How Blocking Calls in Futures Caused a Deadlock in Production

This content originally appeared on Level Up Coding – Medium and was authored by Anas Anjaria

Programming

A real-world story of thread pool starvation, why Await.result is dangerous, and how non-blocking Futures saved the day.

We had a tricky production issue: one of our apps suddenly froze and required manual intervention to recover. It was rare — but painful when it happened.

At first glance, the stacktrace pointed to MySQL. But after digging deeper with VisualVM and some careful code analysis, my colleague made the right call:

The culprit wasn’t MySQL at all.
It was thread starvation in our async code, which led to a deadlock.

Here’s how it happened — with reproducible examples.

TL;DR

Deadlocks in async code aren’t always about the database.

If you block a Future (Await.result), you risk thread pool starvation. When all threads are blocked waiting, no threads are left to complete work — creating a deadlock.

The fix: avoid blocking calls in Futures → use non-blocking composition (map, flatMap) instead.

Prerequisite: Futures and Thread Pools

How async tasks flow through the executor service: tasks enter the queue, wait for a free thread, and get executed by the thread pool — Created by author

This article assumes basic knowledge of Futures in Scala & ExecutionContext. Quick recap:

When you create a Future, it goes into a task queue.
If a thread is free → it runs immediately.
If no thread is free → it waits until one is available.

Random Deadlocks in Production

In production, we noticed rare but serious deadlocks: the app would stop working and needed manual intervention.

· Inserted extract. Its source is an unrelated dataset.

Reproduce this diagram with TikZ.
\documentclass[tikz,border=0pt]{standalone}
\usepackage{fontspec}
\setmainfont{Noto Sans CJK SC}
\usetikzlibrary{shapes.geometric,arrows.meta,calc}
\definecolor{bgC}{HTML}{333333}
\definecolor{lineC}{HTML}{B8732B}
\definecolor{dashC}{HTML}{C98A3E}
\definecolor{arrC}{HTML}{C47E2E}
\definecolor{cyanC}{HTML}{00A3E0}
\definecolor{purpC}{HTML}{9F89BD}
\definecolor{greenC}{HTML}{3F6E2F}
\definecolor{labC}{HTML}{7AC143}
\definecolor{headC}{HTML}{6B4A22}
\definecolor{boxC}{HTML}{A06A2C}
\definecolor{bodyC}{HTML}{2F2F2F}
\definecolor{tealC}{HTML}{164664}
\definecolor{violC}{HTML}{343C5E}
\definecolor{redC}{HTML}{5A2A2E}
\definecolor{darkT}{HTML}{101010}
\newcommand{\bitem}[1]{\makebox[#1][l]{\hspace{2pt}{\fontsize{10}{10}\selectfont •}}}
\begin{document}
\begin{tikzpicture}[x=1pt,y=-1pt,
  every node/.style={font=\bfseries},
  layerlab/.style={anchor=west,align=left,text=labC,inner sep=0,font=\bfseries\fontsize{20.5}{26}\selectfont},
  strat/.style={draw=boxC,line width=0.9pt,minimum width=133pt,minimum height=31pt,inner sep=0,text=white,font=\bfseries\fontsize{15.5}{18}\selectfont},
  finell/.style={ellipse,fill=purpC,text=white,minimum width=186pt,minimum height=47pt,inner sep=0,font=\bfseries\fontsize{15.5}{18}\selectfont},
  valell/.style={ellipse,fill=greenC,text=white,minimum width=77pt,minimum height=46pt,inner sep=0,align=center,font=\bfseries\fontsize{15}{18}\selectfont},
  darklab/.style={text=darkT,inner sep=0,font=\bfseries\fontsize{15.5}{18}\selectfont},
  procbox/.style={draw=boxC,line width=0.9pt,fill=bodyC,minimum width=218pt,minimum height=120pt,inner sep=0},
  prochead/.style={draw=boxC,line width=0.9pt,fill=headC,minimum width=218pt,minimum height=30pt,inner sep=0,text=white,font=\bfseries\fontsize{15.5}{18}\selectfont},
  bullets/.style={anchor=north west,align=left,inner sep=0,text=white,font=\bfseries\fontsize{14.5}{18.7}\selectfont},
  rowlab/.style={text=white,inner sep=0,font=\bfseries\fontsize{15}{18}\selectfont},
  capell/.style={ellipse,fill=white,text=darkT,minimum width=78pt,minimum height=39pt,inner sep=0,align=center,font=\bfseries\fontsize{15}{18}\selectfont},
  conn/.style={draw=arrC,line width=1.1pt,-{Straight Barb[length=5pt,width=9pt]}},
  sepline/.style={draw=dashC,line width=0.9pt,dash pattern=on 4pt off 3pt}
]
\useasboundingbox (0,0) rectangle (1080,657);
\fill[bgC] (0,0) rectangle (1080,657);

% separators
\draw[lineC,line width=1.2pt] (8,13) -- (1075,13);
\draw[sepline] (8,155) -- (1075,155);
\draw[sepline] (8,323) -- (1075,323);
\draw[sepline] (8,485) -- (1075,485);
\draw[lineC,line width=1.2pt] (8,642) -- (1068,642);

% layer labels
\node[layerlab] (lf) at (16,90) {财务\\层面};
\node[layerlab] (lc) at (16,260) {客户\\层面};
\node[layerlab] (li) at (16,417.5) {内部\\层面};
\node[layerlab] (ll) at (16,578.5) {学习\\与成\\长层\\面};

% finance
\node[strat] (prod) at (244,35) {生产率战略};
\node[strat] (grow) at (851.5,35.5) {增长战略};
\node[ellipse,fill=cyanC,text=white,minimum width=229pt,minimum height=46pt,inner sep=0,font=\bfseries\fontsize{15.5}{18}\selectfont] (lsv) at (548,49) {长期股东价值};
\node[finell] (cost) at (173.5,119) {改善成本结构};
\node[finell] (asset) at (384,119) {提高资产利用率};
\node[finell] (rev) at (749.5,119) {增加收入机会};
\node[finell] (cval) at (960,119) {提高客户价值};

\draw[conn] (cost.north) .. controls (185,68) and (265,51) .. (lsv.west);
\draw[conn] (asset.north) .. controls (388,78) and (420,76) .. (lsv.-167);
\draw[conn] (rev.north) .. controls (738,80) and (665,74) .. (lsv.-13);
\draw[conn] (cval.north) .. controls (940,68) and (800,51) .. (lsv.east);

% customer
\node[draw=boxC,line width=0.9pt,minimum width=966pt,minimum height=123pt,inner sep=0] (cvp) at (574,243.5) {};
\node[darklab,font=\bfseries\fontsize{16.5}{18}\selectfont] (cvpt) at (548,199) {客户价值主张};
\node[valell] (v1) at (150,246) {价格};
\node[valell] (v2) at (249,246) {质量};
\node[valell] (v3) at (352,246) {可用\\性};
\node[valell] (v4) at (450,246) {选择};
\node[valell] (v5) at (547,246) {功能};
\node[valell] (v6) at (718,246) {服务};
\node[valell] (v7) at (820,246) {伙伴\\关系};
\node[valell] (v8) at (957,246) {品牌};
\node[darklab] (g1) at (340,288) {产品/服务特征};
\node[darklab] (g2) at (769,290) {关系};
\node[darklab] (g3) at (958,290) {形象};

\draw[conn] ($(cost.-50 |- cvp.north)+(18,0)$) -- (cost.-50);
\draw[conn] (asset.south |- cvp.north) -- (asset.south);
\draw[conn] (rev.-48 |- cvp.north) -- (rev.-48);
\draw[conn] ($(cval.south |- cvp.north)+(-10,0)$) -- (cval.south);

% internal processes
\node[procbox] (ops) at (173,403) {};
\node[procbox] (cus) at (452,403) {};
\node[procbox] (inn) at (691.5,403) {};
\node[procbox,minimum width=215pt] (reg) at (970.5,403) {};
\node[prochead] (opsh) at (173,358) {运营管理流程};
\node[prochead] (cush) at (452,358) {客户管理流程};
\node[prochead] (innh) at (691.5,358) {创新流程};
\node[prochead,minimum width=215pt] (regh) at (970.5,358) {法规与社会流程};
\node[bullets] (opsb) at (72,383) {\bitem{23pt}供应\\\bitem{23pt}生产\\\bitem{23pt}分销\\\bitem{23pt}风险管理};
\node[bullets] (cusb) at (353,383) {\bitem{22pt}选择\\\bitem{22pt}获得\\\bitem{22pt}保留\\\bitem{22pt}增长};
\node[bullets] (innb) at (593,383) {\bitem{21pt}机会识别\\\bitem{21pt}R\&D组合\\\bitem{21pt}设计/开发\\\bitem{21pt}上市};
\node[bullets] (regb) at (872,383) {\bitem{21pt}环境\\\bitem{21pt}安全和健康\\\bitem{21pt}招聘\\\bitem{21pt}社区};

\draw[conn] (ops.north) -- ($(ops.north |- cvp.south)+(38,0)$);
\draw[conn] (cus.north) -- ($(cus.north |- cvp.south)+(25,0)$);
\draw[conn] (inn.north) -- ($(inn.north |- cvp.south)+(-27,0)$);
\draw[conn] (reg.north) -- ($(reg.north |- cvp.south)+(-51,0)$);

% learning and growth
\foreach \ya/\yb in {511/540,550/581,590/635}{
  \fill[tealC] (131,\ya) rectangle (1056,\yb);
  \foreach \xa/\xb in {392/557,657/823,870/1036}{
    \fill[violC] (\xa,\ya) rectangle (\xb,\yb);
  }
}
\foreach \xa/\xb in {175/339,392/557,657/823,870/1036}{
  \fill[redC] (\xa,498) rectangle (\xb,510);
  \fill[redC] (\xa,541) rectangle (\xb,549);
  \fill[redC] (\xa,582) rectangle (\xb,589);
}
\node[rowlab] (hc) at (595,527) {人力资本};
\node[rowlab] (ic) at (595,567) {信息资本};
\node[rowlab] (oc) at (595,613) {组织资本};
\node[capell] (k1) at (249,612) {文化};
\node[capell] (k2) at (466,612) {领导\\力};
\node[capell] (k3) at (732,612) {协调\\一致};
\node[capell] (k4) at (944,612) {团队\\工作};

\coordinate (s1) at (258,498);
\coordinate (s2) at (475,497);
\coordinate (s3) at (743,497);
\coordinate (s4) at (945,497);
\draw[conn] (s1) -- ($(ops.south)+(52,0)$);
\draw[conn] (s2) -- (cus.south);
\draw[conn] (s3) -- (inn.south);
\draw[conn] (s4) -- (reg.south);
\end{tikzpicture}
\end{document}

Logs showed MySQL involvement, but the real issue was in our async handling:

Blocking calls inside Future → Await.result(…, Duration.Inf) was used in multiple places.
Thread pool exhaustion → With a fixed-size pool, once threads were blocked, no threads remained to complete pending work.

Result: a deadlock where everything was waiting, but nothing was progressing.

Let’s Reproduce the Problem

Let’s break this down with a simple setup:

1 thread in the pool
2 async tasks

When Blocking Calls Cause Deadlock

// Future { ... } ---> Task-1
// asyncOp() -----> Task-2
val result = Future { Await.result(asyncOp(), 1.second) * 2 }

What happens?

Future {. . .}, say Task-1, starts on the only available thread.
Inside it, asyncOp() i.e Task-2tries to start another Future.
But there are no free threads.
Task-1 is waiting for Task-2, and Task-2 is waiting for a free thread.

→ Deadlock.

This unit test demonstrates it clearly

class ThreadPoolStarvationSpec extends AnyWordSpec with Matchers with BeforeAndAfterAll {
  private val executorService = Executors.newFixedThreadPool(1)
  private implicit val executionContext: ExecutionContext = ExecutionContext.fromExecutor(executorService)

  private def asyncOp(): Future[Int] = Future {
    Thread.sleep(100)
    42
  }

  ...

  "ThreadPoolStarvation" should {
    "throw timeout exception due to thread pool starvation" in {
      // task occupy the only thread in the pool and block, waiting for asyncOperation to complete.
      // But asyncOperation also needs a thread from the same pool to run!
      // Since all threads in a pool, which in our case is only 1, are blocked,
      // asyncOperation never runs, and the program deadlocks.
      val task = Future { Await.result(asyncOp(), 1.second) * 2 }
      intercept[Exception] {
        Await.result(task, 2.seconds)
      }
    }
    ...
 }
}

When Non-Blocking Calls Solve the Problem

Now replace the blocking call with non-blocking composition

val task = asyncOp().map(_ * 2)
val result = Await.result(task, 2.seconds)

This time:

Task-1 triggers asyncOp() (non-blocking).
The .map is queued to run when results are ready.
No thread is blocked.
Tasks complete smoothly.

→ No deadlock.

Github: https://github.com/anasanjaria/blogs/tree/main/scala-execution-context-deep-dive

What Could Go Worse?

In our production code, the issue was even nastier: blocking calls inside loops.
That meant not just one deadlock, but the potential to starve every thread repeatedly.

Lesson learned the hard way: never block inside Futures.

What You’ve Learned

Blocking in Futures is dangerous → Await.result can starve your thread pool.
Deadlocks aren’t always DB-related → they can be caused by concurrency issues in your code.
Non-blocking composition (map, flatMap) is the safer path.

Conclusion

Not every “deadlock” is a database problem. Sometimes the database just takes the blame in your logs.

The real danger? Thread pool starvation from blocking calls.
Once we removed Await.result from our async code and replaced it with proper non-blocking patterns, the issue disappeared.

If you’re using Futures, remember: don’t block, compose.